Interculturalismo, democrazia ed Europa stessa devono essere intesi allora come processi continuamente da conquistare da parte di tutti e non come un qualcosa di dato o immobile. Non serve a niente normalizzare e inventare a tavolino un ethos europeo. Una via d’uscita possibile è quella già indicata da Cuisenier, che riprende l’esempio degli antichi greci, i quali, “insegnano che l’etnicità di un popolo, ciò che gli consente di avere un’identità di popolo, non risiede né nella lingua né nel territorio né nella religione né in questa o quella peculiarità, ma nel progetto e nelle attività che conferiscono un senso alla lingua, al possesso di un territorio, alla pratica di usanze e riti religiosi”. È ciò che decideremo di fare come europei e con questo progetto di Unione che definisce il nostro stesso essere europei.
Perché per esser europei non serve nessun assurdo e abominevole privilegio di sangue, nessuna superiorità basata sulla buona sorte di esser nati “dalla parte giusta” del mondo.

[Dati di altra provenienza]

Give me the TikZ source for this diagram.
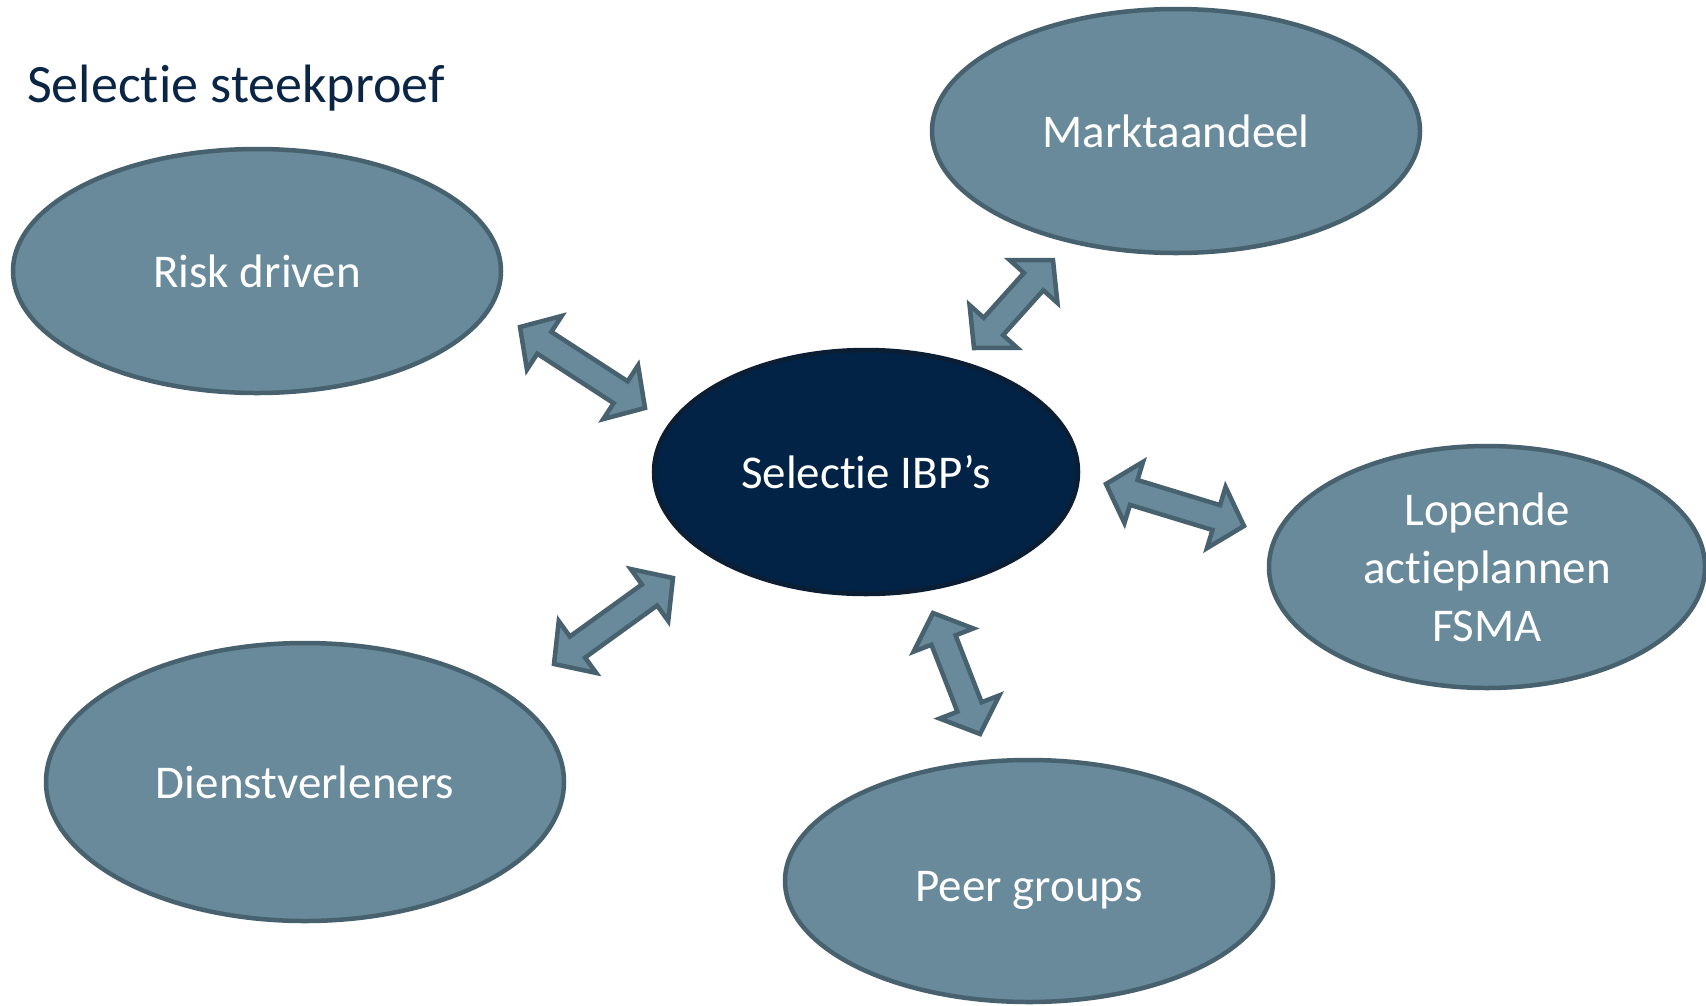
\documentclass[tikz,border=0pt]{standalone}
\usepackage{fontspec}
\setmainfont{Carlito}[Ligatures={NoCommon,NoContextual,NoRare},RawFeature={-liga;-clig;-calt;-dlig}]
\usetikzlibrary{calc,shapes.geometric}

\definecolor{bubblefill}{HTML}{688A9A}
\definecolor{bubbleline}{HTML}{48616E}
\definecolor{corefill}{HTML}{022345}
\definecolor{coreline}{HTML}{0B1E33}
\definecolor{titleblue}{HTML}{0B2545}

% block arrow with a head at both ends
\newcommand{\dblarrow}[2]{%
	\path ($(#1)!29pt!(#2)$) coordinate (p) ($(#2)!29pt!(#1)$) coordinate (q);
	\draw[arrowbox] (#1) -- ($(p)!32pt!90:(#1)$) -- ($(p)!13pt!90:(#1)$)
	  -- ($(q)!13pt!-90:(#2)$) -- ($(q)!32pt!-90:(#2)$) -- (#2)
	  -- ($(q)!32pt!90:(#2)$) -- ($(q)!13pt!90:(#2)$)
	  -- ($(p)!13pt!-90:(#1)$) -- ($(p)!32pt!-90:(#1)$) -- cycle;}

\begin{document}
\begin{tikzpicture}
	 [x=1pt,y=-1pt,
	  bubble/.style={ellipse,fill=bubblefill,draw=bubbleline,line width=4.5pt,inner sep=0pt,
	    text=white,font=\fontsize{47}{58}\selectfont,align=center},
	  arrowbox/.style={fill=bubblefill,draw=bubbleline,line width=4.5pt,line join=miter}]

	\useasboundingbox (0,0) rectangle (1706,1005);

	  \node[anchor=base west,inner sep=0pt,text=titleblue,font=\fontsize{54}{60}\selectfont] (title) at (27,102) {Selectie steekproef};

	  \node[bubble,minimum width=488,minimum height=244] (risk) at (257,271) {Risk driven};
	  \node[bubble,minimum width=488,minimum height=244] (markt) at (1176,131) {Marktaandeel};
	  \node[bubble,minimum width=424,minimum height=244,fill=corefill,draw=coreline] (ibp) at (866,472) {Selectie IBP’s};
	  \node[bubble,minimum width=436,minimum height=242] (lopende) at (1487,567) {Lopende\\actieplannen\\FSMA};
	  \node[bubble,minimum width=518,minimum height=278] (dienst) at (305,782) {Dienstverleners};
	  \node[bubble,minimum width=488,minimum height=242,text height=40pt,text depth=0pt] (peer) at (1029,881) {Peer groups};

	  \coordinate (a1) at (520,327);
	  \coordinate (b1) at (645,408);
	  \coordinate (a2) at (1053,260);
	  \coordinate (b2) at (974,348);
	  \coordinate (a3) at (1106,484);
	  \coordinate (b3) at (1244,526);
	  \coordinate (a4) at (933,613);
	  \coordinate (b4) at (980,734);
	  \coordinate (a5) at (673,578);
	  \coordinate (b5) at (554,664);

	\foreach \from/\to in {a1/b1,a2/b2,a3/b3,a4/b4,a5/b5}
	  \dblarrow{\from}{\to};

\end{tikzpicture}
\end{document}
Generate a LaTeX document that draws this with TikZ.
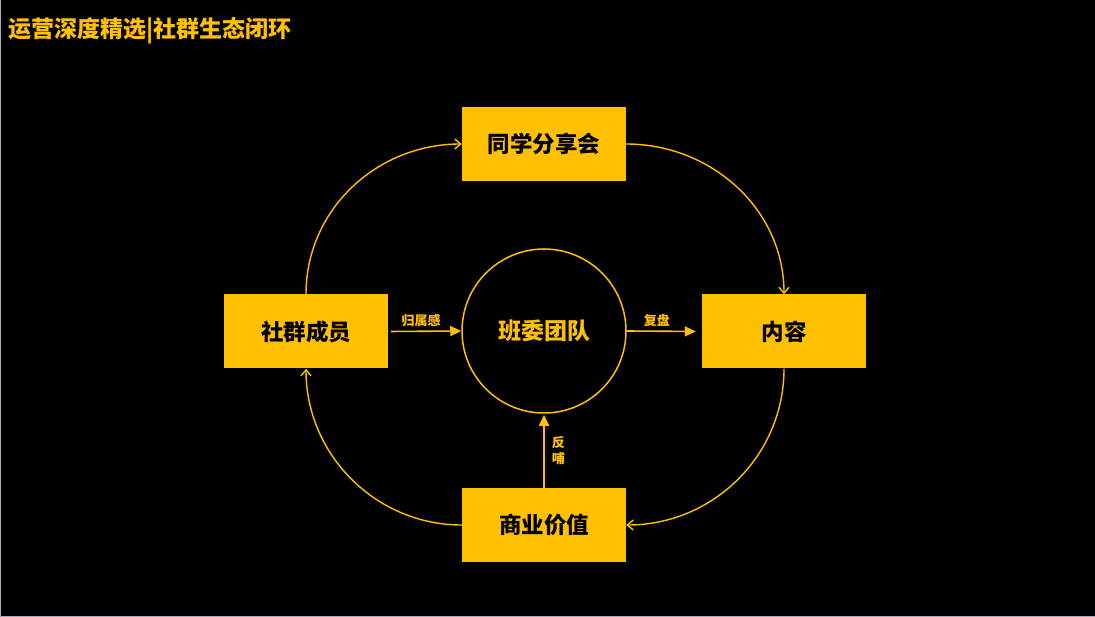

Serve solo la forza di tornare a lottare per realizzare questo sogno. Un sogno che non è un’utopia, ma è la battaglia per il migliore dei futuri possibili.
10 letture consigliate
1. Lucio Levi, Il pensiero federalista, Laterza, Bari, 2002.
2. Federico Chabod, Storia dell’idea d’Europa, Laterza, Roma – Bari, 2010.
3. (a cura di) Eric J. Hobsbawm e Terence Ranger, L’invenzione della tradizione, Einaudi, Torino, 2002.
4. Corrado Malandrino, Federalismo: storia, idee, modelli, Carrocci, Roma, 1998.
5. (a cura di) Sergio Pistone, I movimenti per l’Unità europea 1945 – 1954, Jaca Book, Milano, 1992.
6. (a cura di) Sergio Pistone, I movimenti per l’Unità europea 1954 – 1969, Università di Pavia, Pavia, 1996.
7. (a cura di) Ariane Landuyt e Daniela Preda, I movimenti per l’Unità europea 1970 – 1986, tomo 1 e 2, Il Mulino, Bologna, 2000.
8. Tzvetan Todorov, L’identità europea, Milano, Garzanti, 2019.
9. Zygmunt Bauman, Retrotopia, Bari, Laterza, 2017.
10. Ulrich Beck, La metamorfosi del mondo, Bari, Laterza, 2017.